AmCham membership is open to U.S., Vietnamese, or other foreign corporations of all sizes, as well as to nongovernmental organizations, and individuals. We are also exploring a new membership rate to support startups as part of our efforts to continue to invest in the future.
General economic outlook in your sector for 2020 onward: positive, cautiously positive, or optimistic? What sort of bounce will your industry see after the pandemic passes?
As a former diplomat, I have always been hesitant to prognosticate. With the COVID-19 pandemic continuing to spread throughout the world, and in a particularly acute state now in the United States and Europe, I am even more wary.
I am cautiously optimistic about Vietnam’s ability to recover economically. I have been impressed by the pragmatic, yet decisive actions the Vietnamese government has taken to use its resources strategically to control the outbreak, including exhaustive efforts to trace, identify, quarantine, and test those exposed.
And to require us all to stay at home, social distance, and wear masks in public. While at the same time, maintaining essential services and manufacturing and production. And keeping us all informed transparently of developments through media, apps, and SMS alerts.
Across the board, what kind of businesses and leaders do you expect to emerge from this crisis?
I think the businesses and leaders who will emerge are those with the ability to stay true to their core missions, while adapting to new ways of providing value. I have been proud to see so many of our members contributing to Vietnam’s COVID-19 response both through their corporate social responsibility programs, and individually.

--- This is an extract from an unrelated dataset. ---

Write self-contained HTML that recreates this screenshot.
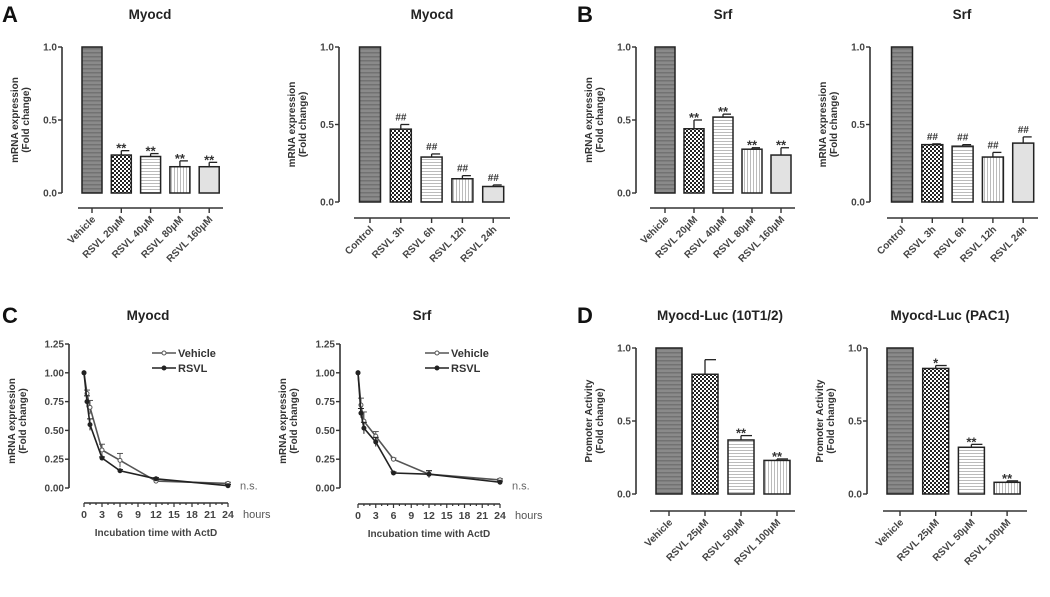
<!DOCTYPE html>
<html><head><meta charset="utf-8"><style>
html,body{margin:0;padding:0;background:#fff}
svg{display:block;font-family:"Liberation Sans",Arial,sans-serif}
</style></head><body>
<svg id="fig" width="1050" height="597" viewBox="0 0 1050 597">
<defs>
<pattern id="pVeh" width="4" height="4" patternUnits="userSpaceOnUse"><rect width="4" height="4" fill="#8a8a8a"/><rect width="4" height="1.5" fill="#727272"/></pattern>
<pattern id="pChk" width="4" height="4" patternUnits="userSpaceOnUse"><rect width="4" height="4" fill="#fff"/><rect width="2" height="2" fill="#222"/><rect x="2" y="2" width="2" height="2" fill="#222"/></pattern>
<pattern id="pHor" width="3" height="3" patternUnits="userSpaceOnUse"><rect width="3" height="3" fill="#fff"/><rect width="3" height="1" fill="#bbb"/></pattern>
<pattern id="pVer" width="3" height="3" patternUnits="userSpaceOnUse"><rect width="3" height="3" fill="#fff"/><rect width="1" height="3" fill="#bbb"/></pattern>
<pattern id="pGry" width="4" height="4" patternUnits="userSpaceOnUse"><rect width="4" height="4" fill="#e2e2e2"/></pattern>
</defs>
<g id="root"></g>
</svg>
<script>
// ---- data ----
const a1Cats = ["Vehicle","RSVL 20\u03bcM","RSVL 40\u03bcM","RSVL 80\u03bcM","RSVL 160\u03bcM"];
const a1Vals = [1, 0.26, 0.25, 0.18, 0.18];
const a1Errs = [0, 0.03, 0.02, 0.04, 0.03];
const a1Sig = ["", "**", "**", "**", "**"];
const a2Cats = ["Control","RSVL 3h","RSVL 6h","RSVL 12h","RSVL 24h"];
const a2Vals = [1, 0.47, 0.29, 0.15, 0.10];
const a2Errs = [0, 0.03, 0.02, 0.02, 0.01];
const a2Sig = ["", "##", "##", "##", "##"];
const b1Cats = ["Vehicle","RSVL 20\u03bcM","RSVL 40\u03bcM","RSVL 80\u03bcM","RSVL 160\u03bcM"];
const b1Vals = [1, 0.44, 0.52, 0.30, 0.26];
const b1Errs = [0, 0.06, 0.02, 0.01, 0.05];
const b1Sig = ["", "**", "**", "**", "**"];
const b2Cats = ["Control","RSVL 3h","RSVL 6h","RSVL 12h","RSVL 24h"];
const b2Vals = [1, 0.37, 0.36, 0.29, 0.38];
const b2Errs = [0, 0.005, 0.01, 0.03, 0.04];
const b2Sig = ["", "##", "##", "##", "##"];
const d1Cats = ["Vehicle","RSVL 25\u03bcM","RSVL 50\u03bcM","RSVL 100\u03bcM"];
const d1Vals = [1, 0.82, 0.37, 0.23];
const d1Errs = [0, 0.10, 0.03, 0.01];
const d1Sig = ["", "", "**", "**"];
const d2Cats = ["Vehicle","RSVL 25\u03bcM","RSVL 50\u03bcM","RSVL 100\u03bcM"];
const d2Vals = [1, 0.86, 0.32, 0.08];
const d2Errs = [0, 0.02, 0.02, 0.01];
const d2Sig = ["", "*", "**", "**"];
const barTicks = [0, 0.5, 1.0];
const barTickLabels = ["0.0", "0.5", "1.0"];
const cTimes = [0, 0.5, 1, 3, 6, 12, 24];
const c1Veh = [1, 0.82, 0.70, 0.33, 0.24, 0.06, 0.04];
const c1VehErr = [0, 0.03, 0.06, 0.05, 0.06, 0.01, 0.01];
const c1Rsv = [1, 0.75, 0.55, 0.26, 0.15, 0.08, 0.02];
const c1RsvErr = [0, 0.05, 0.05, 0.01, 0.01, 0.01, 0.01];
const c2Veh = [1, 0.72, 0.58, 0.45, 0.25, 0.12, 0.07];
const c2VehErr = [0, 0.06, 0.08, 0.04, 0.01, 0.03, 0.01];
const c2Rsv = [1, 0.65, 0.52, 0.40, 0.13, 0.12, 0.05];
const c2RsvErr = [0, 0.04, 0.05, 0.04, 0.01, 0.03, 0.01];
const lineYTicks = [0, 0.25, 0.5, 0.75, 1.0, 1.25];
const lineYTickLabels = ["0.00","0.25","0.50","0.75","1.00","1.25"];
const lineXTicks = [0,3,6,9,12,15,18,21,24];

const NS = "http://www.w3.org/2000/svg";
const root = document.getElementById("root");
function el(tag, attrs, parent, text){
  const e = document.createElementNS(NS, tag);
  for (const k in attrs) e.setAttribute(k, attrs[k]);
  if (text !== undefined) e.textContent = text;
  (parent || root).appendChild(e);
  return e;
}
const fills = ["url(#pVeh)","url(#pChk)","url(#pHor)","url(#pVer)","url(#pGry)"];

function yLabel(g, x, yc, l1, l2){
  const t = el("text", {x:0, y:0, transform:`translate(${x},${yc}) rotate(-90)`, "text-anchor":"middle", "font-size":"10", "font-weight":"bold", fill:"#333"}, g);
  
  
  el("tspan", {x:0, dy:0}, t, l1);
  el("tspan", {x:0, dy:11}, t, l2);
}

function barChart(name, o, cats, vals, errs, sig, fillIdx){
  const g = el("g", {});
  
  
  const y = v => o.y0 - (o.y0 - o.y1) * v;
  const x = i => o.c0 + i * o.step;
  const tt = el("text", {x:o.tx, y:o.ty, "text-anchor":"middle", "font-size":"13.5", "font-weight":"bold", fill:"#222"}, g, o.title);
  
  
  const ya = el("line", {x1:o.ax, x2:o.ax, y1:o.y1, y2:o.y0, stroke:"#333", "stroke-width":1.6}, g);
  
  
  barTicks.forEach((t, i) => {
    el("line", {x1:o.ax-4, x2:o.ax, y1:y(t), y2:y(t), stroke:"#333", "stroke-width":1.4}, g);
    const lb = el("text", {x:o.ax-5, y:y(t)+3.5, "text-anchor":"end", "font-size":"10", "font-weight":"bold", fill:"#444"}, g, barTickLabels[i]);
    
    
  });
  yLabel(g, o.ax - 44, (o.y0 + o.y1) / 2, o.yl1, o.yl2);
  const xa = el("line", {x1:o.xa0, x2:o.xa1, y1:o.xay, y2:o.xay, stroke:"#333", "stroke-width":1.6}, g);
  
  
  cats.forEach((c, i) => {
    const cx = x(i);
    el("line", {x1:cx, x2:cx, y1:o.xay, y2:o.xay+5, stroke:"#333", "stroke-width":1.4}, g);
    const lb = el("text", {x:0, y:0, transform:`translate(${cx+4},${o.xay+12}) rotate(-45)`, "text-anchor":"end", "font-size":"10", "font-weight":"bold", fill:"#444"}, g, c);
    
    
    const bw = o.bw;
    const top = y(vals[i]);
    const b = el("rect", {x:cx-bw/2, y:top, width:bw, height:o.y0-top, fill:fills[fillIdx[i]], stroke:"#222", "stroke-width":1.5}, g);
    
    
    if (errs[i] > 0) {
      const et = y(vals[i] + errs[i]);
      el("line", {x1:cx, x2:cx, y1:et, y2:top, stroke:"#222", "stroke-width":1.3}, g);
      el("line", {x1:cx, x2:cx+bw/2-2, y1:et, y2:et, stroke:"#222", "stroke-width":1.3}, g);
    }
    if (sig[i]) {
      const s = el("text", {x:cx, y:y(vals[i]+errs[i]) - 4 + (sig[i][0]==="*"?6:0), "text-anchor":"middle", "font-size": sig[i][0]==="*"?"13":"10", "font-weight":"bold", "font-style": sig[i][0]==="#"?"italic":"normal", fill:"#333"}, g, sig[i]);
      
      
    }
  });
}

const mr1 = "mRNA expression", mr2 = "(Fold change)";
barChart("chart-a-myocd-dose", {title:"Myocd", tx:150, ty:19, ax:62, y1:47, y0:193, c0:92, step:29.3, bw:20, xay:208, xa0:78, xa1:223, yl1:mr1, yl2:mr2}, a1Cats, a1Vals, a1Errs, a1Sig, [0,1,2,3,4]);
barChart("chart-a-myocd-time", {title:"Myocd", tx:432, ty:19, ax:339, y1:47, y0:202, c0:370, step:30.8, bw:21, xay:218, xa0:354, xa1:510, yl1:mr1, yl2:mr2}, a2Cats, a2Vals, a2Errs, a2Sig, [0,1,2,3,4]);
barChart("chart-b-srf-dose", {title:"Srf", tx:723, ty:19, ax:636, y1:47, y0:193, c0:665, step:29, bw:20, xay:208, xa0:650, xa1:795, yl1:mr1, yl2:mr2}, b1Cats, b1Vals, b1Errs, b1Sig, [0,1,2,3,4]);
barChart("chart-b-srf-time", {title:"Srf", tx:962, ty:19, ax:870, y1:47, y0:202, c0:902, step:30.3, bw:21, xay:218, xa0:887, xa1:1038, yl1:mr1, yl2:mr2}, b2Cats, b2Vals, b2Errs, b2Sig, [0,1,2,3,4]);
barChart("chart-d-10t12", {title:"Myocd-Luc (10T1/2)", tx:720, ty:320, ax:636, y1:348, y0:494, c0:669, step:36, bw:26, xay:511, xa0:650, xa1:795, yl1:"Promoter Activity", yl2:"(Fold change)"}, d1Cats, d1Vals, d1Errs, d1Sig, [0,1,2,3]);
barChart("chart-d-pac1", {title:"Myocd-Luc (PAC1)", tx:950, ty:320, ax:867, y1:348, y0:494, c0:900, step:35.7, bw:26, xay:511, xa0:883, xa1:1027, yl1:"Promoter Activity", yl2:"(Fold change)"}, d2Cats, d2Vals, d2Errs, d2Sig, [0,1,2,3]);

function lineChart(name, o, veh, vehErr, rsv, rsvErr){
  const g = el("g", {});
  
  
  const y = v => o.y0 - (o.y0 - o.y1) * v / 1.25;
  const x = t => o.x0 + (o.x1 - o.x0) * t / 24;
  const tt = el("text", {x:o.tx, y:320, "text-anchor":"middle", "font-size":"13.5", "font-weight":"bold", fill:"#222"}, g, o.title);
  
  
  const ya = el("line", {x1:o.ax, x2:o.ax, y1:o.y1, y2:o.y0, stroke:"#333", "stroke-width":1.6}, g);
  
  
  lineYTicks.forEach((t, i) => {
    el("line", {x1:o.ax-4, x2:o.ax, y1:y(t), y2:y(t), stroke:"#333", "stroke-width":1.4}, g);
    const lb = el("text", {x:o.ax-5, y:y(t)+3.5, "text-anchor":"end", "font-size":"10", "font-weight":"bold", fill:"#444"}, g, lineYTickLabels[i]);
    
    
  });
  yLabel(g, o.ax - 54, (o.y0 + o.y1) / 2 + 5, mr1, mr2);
  const xa = el("line", {x1:x(0), x2:x(24), y1:o.xay, y2:o.xay, stroke:"#333", "stroke-width":1.6}, g);
  
  
  for (let t = 0; t <= 24; t++) el("line", {x1:x(t), x2:x(t), y1:o.xay, y2:o.xay+(t%3===0?4:2), stroke:"#333", "stroke-width":1.2}, g);
  lineXTicks.forEach(t => {
    const lb = el("text", {x:x(t), y:o.xay+15, "text-anchor":"middle", "font-size":"10.5", "font-weight":"bold", fill:"#444"}, g, String(t));
    
    
  });
  const hu = el("text", {x:x(24)+15, y:o.xay+15, "font-size":"11", fill:"#555"}, g, "hours");
  
  
  const xt = el("text", {x:(x(0)+x(24))/2, y:o.xay+33, "text-anchor":"middle", "font-size":"10", "font-weight":"bold", fill:"#444"}, g, "Incubation time with ActD");
  
  
  const ns = el("text", {x:x(24)+12, y:y(0.03)+5, "font-size":"11", fill:"#666"}, g, "n.s.");
  
  
  [[veh, vehErr, "#555", "#fff", "vehicle-line"], [rsv, rsvErr, "#222", "#222", "rsvl-line"]].forEach(s => {
    const pts = cTimes.map((t, i) => x(t) + "," + y(s[0][i])).join(" ");
    const pl = el("polyline", {points:pts, fill:"none", stroke:s[2], "stroke-width":1.6}, g);
    
    
    cTimes.forEach((t, i) => {
      if (s[1][i] > 0) {
        el("line", {x1:x(t), x2:x(t), y1:y(s[0][i]-s[1][i]), y2:y(s[0][i]+s[1][i]), stroke:s[2], "stroke-width":1}, g);
        el("line", {x1:x(t)-3, x2:x(t)+3, y1:y(s[0][i]+s[1][i]), y2:y(s[0][i]+s[1][i]), stroke:s[2], "stroke-width":1}, g);
      }
      el("circle", {cx:x(t), cy:y(s[0][i]), r:2, fill:s[3], stroke:s[2], "stroke-width":1}, g);
    });
  });
  [["Vehicle", "#555", "#fff", 353], ["RSVL", "#222", "#222", 368]].forEach(l => {
    const lg = el("g", {}, g);
    
    
    el("line", {x1:o.lx, x2:o.lx+24, y1:l[3], y2:l[3], stroke:l[1], "stroke-width":1.6}, lg);
    el("circle", {cx:o.lx+12, cy:l[3], r:2, fill:l[2], stroke:l[1]}, lg);
    el("text", {x:o.lx+26, y:l[3]+4, "font-size":"11", "font-weight":"bold", fill:"#333"}, lg, l[0]);
  });
}
lineChart("chart-c-myocd", {title:"Myocd", tx:148, ax:69, y1:344, y0:488, x0:84, x1:228, xay:503, lx:152}, c1Veh, c1VehErr, c1Rsv, c1RsvErr);
lineChart("chart-c-srf", {title:"Srf", tx:422, ax:340, y1:344, y0:488, x0:358, x1:500, xay:504, lx:425}, c2Veh, c2VehErr, c2Rsv, c2RsvErr);

[["A",2,22],["B",577,22],["C",2,323],["D",577,323]].forEach(p => {
  const t = el("text", {x:p[1], y:p[2], "font-size":"22", "font-weight":"bold", fill:"#111"}, root, p[0]);
  
  
});
</script>
</body></html>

It has been heartening to see major MNCs as well as SMEs adapt to manufacturing ventilators, PPE, and researching vaccines and treatment for COVID-19. Closer to home, I have been impressed by my trainer Cyril Terrones who has figured out how to use technology to continue his fitness classes when his gym is closed.
By business owners like Vincent Mourou and Samuel Maruta of Maison Marou who are developing on-line delivery of more amazing chocolates and pastries, including a delectable pain au chocolat.
And by restaurant owners like Brad Segal of Eddie’s Diner who now delivers not just comfort food, but also real comfort through incredible service.
And Peter Cuong Franklin of Anan who has figured out how to deliver his world-class Vietnamese food with restaurant-quality beautifully presented in biodegradable containers. It’s past my lunchtime. Could you tell?